Uncertain about volume of bounded region question

[warfreak131]

Homework Statement

The question states:

Find the volume of the solid obtained by rotating the region bounded by the given curves about the specified line.

The lines are, y=lnX, y = 1, y = 2, and x = 0, rotated about the y-axis.

I know how to integrate it, I just don't exactly know which region I'm taking the volume of, so I am having trouble setting up the integration problem.
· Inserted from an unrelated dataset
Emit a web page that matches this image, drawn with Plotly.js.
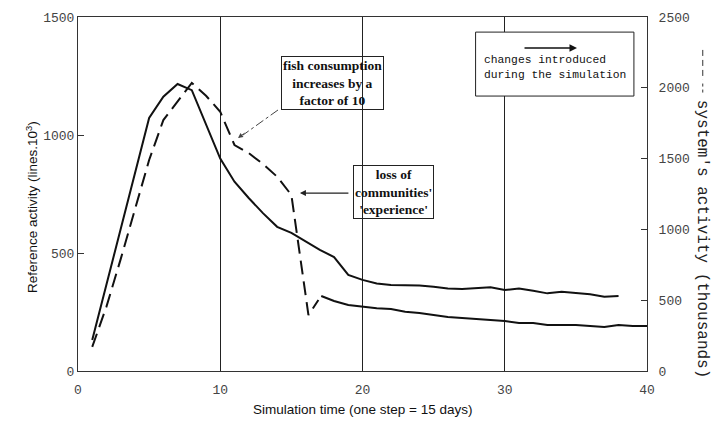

I have provided a graph of the curves.

http://img691.imageshack.us/img691/2071/boundregion.png

EDIT:

I think I got it, here's my attempt at the solution:

I'm going to use the area of circles method going vertical. So I find the distance from the y-axis to the lnX curve, which is equal to $$e^y$$. From there I do $$\int_{0}^{2}\pi(e^{2y})dy -\int_{0}^{1}\pi(e^{2y})dy$$

 

[Mark44]

The region being revolved is bounded below by the line y = 1, above by the line y = 2, on the right by y = ln x, and on the left by the line x = 0. On your graph, this region has a roughly trapezoidal shape, and lies between the purple line and the light brown line. You first integral (it should include dy) gives you the volume of the rotated region.

BTW, you are integrating by using disks, not circles.

 

[HallsofIvy]

And the disks are horizontal, not vertical.

 

[warfreak131]

And the disks are horizontal, not vertical.

I meant that the disks are stacked on top of each other vertically.